March 3, 2008 ( - Attorney General Michael B. Mukasey on February 22 announced higher civil fines against employers who violate federal immigration laws.

A Department of Justice press release said under the new rule civil fines will increase by as much as $5,000. The new rule will take effect on March 27, 2008, and will be published in the Federal Register  this week.

Under the Immigration and Nationality Act, employers may be fined for knowingly employing unauthorized aliens or for other violations, including failure to comply with the requirements relating to employment eligibility verification forms, wrongful discrimination against job applicants or employees on the basis of nationality or citizenship, and immigration-related document fraud. For each of these violations, the employer has the right to a hearing before an administrative law judge in the Executive Office for Immigration Review, according to the press release.

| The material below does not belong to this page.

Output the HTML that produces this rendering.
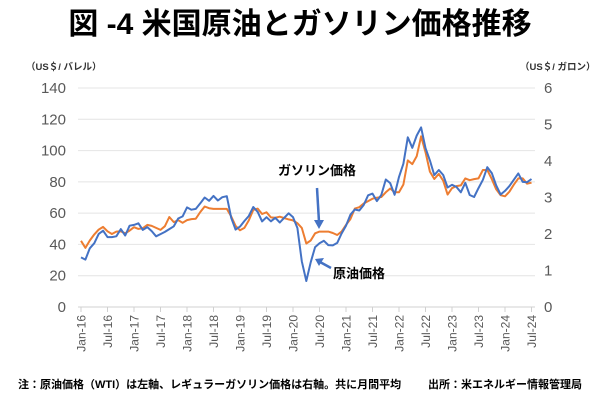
<!DOCTYPE html>
<html><head><meta charset="utf-8"><style>
body{margin:0;background:#fff;}
svg{display:block;font-family:"Liberation Sans","Noto Sans CJK JP",sans-serif;}
</style></head><body>
<svg width="600" height="400" viewBox="0 0 600 400" xmlns="http://www.w3.org/2000/svg">
<text x="300" y="34" text-anchor="middle" font-size="30" font-weight="bold" fill="#000">図 -4 米国原油とガソリン価格推移</text>
<text x="26" y="70" font-size="9.5" font-weight="bold" fill="#333">（US＄/ バレル）</text>
<text x="520" y="70" font-size="9.5" font-weight="bold" fill="#333">（US＄/ ガロン）</text>
<g id="grid"></g>
<polyline id="gas" fill="none" stroke="#ED7D31" stroke-width="2" stroke-linejoin="round"/>
<polyline id="oil" fill="none" stroke="#4472C4" stroke-width="2" stroke-linejoin="round"/>
<text x="278" y="175" font-size="13" font-weight="bold" fill="#000">ガソリン価格</text>
<line x1="317" y1="188" x2="319" y2="222" stroke="#4472C4" stroke-width="2.5"/>
<polygon points="314,220 324,220 319,229" fill="#4472C4"/>
<text x="333" y="278" font-size="13" font-weight="bold" fill="#000">原油価格</text>
<line x1="331" y1="268" x2="320" y2="262" stroke="#4472C4" stroke-width="2.5"/>
<polygon points="315,259 324,258 319,266" fill="#4472C4"/>
<text x="18" y="388" font-size="11" font-weight="bold" fill="#000">注：原油価格（WTI）は左軸、レギュラーガソリン価格は右軸。共に月間平均</text>
<text x="428" y="388" font-size="11" font-weight="bold" fill="#000">出所：米エネルギー情報管理局</text>
</svg>
<script>
var oil=[31.7,30.3,37.5,40.8,46.7,48.8,44.7,44.7,45.2,49.8,45.7,52.0,
52.5,53.5,49.3,51.1,48.5,45.2,46.6,48.0,49.8,51.6,56.6,57.9,
63.7,62.2,62.7,66.3,70.0,67.9,71.0,68.1,70.2,70.8,57.0,49.5,
51.4,55.0,58.2,63.9,60.8,54.7,57.4,54.8,57.0,54.0,57.0,59.9,
57.5,50.5,29.2,16.6,28.6,38.3,40.7,42.3,39.6,39.4,41.0,47.0,
52.0,59.0,62.3,61.7,65.2,71.4,72.5,67.7,71.6,81.5,79.2,71.7,
83.2,91.6,108.5,101.8,109.6,114.8,101.6,93.7,84.3,87.6,84.4,76.4,
78.1,76.8,73.3,79.4,71.6,70.3,76.0,81.3,89.4,85.6,77.7,71.9,
74.2,77.3,81.3,85.4,80.0,79.8,81.8];
var gas=[1.95,1.74,1.96,2.14,2.28,2.36,2.23,2.15,2.22,2.23,2.17,2.25,
2.35,2.30,2.32,2.42,2.39,2.33,2.27,2.38,2.65,2.50,2.56,2.48,
2.56,2.59,2.60,2.80,2.96,2.91,2.89,2.89,2.89,2.89,2.67,2.39,
2.26,2.33,2.55,2.86,2.90,2.74,2.79,2.64,2.63,2.66,2.62,2.58,
2.55,2.47,2.33,1.87,1.96,2.17,2.22,2.22,2.22,2.18,2.12,2.22,
2.42,2.59,2.90,2.94,3.05,3.12,3.19,3.22,3.24,3.38,3.49,3.38,
3.38,3.61,4.32,4.21,4.44,5.03,4.56,3.99,3.77,3.92,3.72,3.31,
3.39,3.45,3.47,3.67,3.62,3.65,3.67,3.91,3.91,3.65,3.36,3.19,
3.16,3.29,3.49,3.67,3.67,3.52,3.55];
var x0=81,dx=26.5/6,y0=307,h=219;
function X(i){return x0+i*dx;}
var o=oil.map(function(v,i){return X(i).toFixed(1)+","+(y0-v/140*h).toFixed(1)}).join(" ");
var g=gas.map(function(v,i){var f=i>=84?0.96:0.93;return X(i).toFixed(1)+","+(y0-v*f/6*h).toFixed(1)}).join(" ");
document.getElementById("oil").setAttribute("points",o);
document.getElementById("gas").setAttribute("points",g);
var s="";
for(var k=0;k<=7;k++){var y=y0-k*h/7;
 s+='<line x1="78" x2="535" y1="'+y+'" y2="'+y+'" stroke="'+(k==0?'#d0d0d0':'#e4e4e4')+'" stroke-width="1"/>';
 s+='<text x="66" y="'+(y+5)+'" text-anchor="end" font-size="15" fill="#595959">'+(k*20)+'</text>';}
for(var k=0;k<=6;k++){var y=y0-k*h/6;
 s+='<text x="544" y="'+(y+5)+'" font-size="15" fill="#595959">'+k+'</text>';}
var m=["Jan","Jul"];
for(var t=0;t<=17;t++){var x=x0+t*26.5;
 s+='<line x1="'+x+'" x2="'+x+'" y1="307" y2="312" stroke="#d0d0d0"/>';
 var lab=m[t%2]+"-"+(16+Math.floor(t/2));
 s+='<text transform="translate('+(x+4.5)+',315) rotate(-90)" text-anchor="end" font-size="12" fill="#595959">'+lab+'</text>';}
document.getElementById("grid").innerHTML=s;
</script>
</body></html>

Under the new rule and applicable law, civil penalties for violations of the Immigration and Nationality Act are adjusted for inflation, and because these penalties were last adjusted in 1999, the average adjustment is approximately 25%. The minimum penalty for knowing employment of an unauthorized alien increases by $100, from $275 to $375.

Some of the higher civil penalties are increased by $1,000, the Department said. The maximum penalty for a first violation increases from $2,200 to $3,200, and the maximum civil penalty for multiple violations increases from $11,000 to $16,000. The penalties are assessed on a per-worker basis.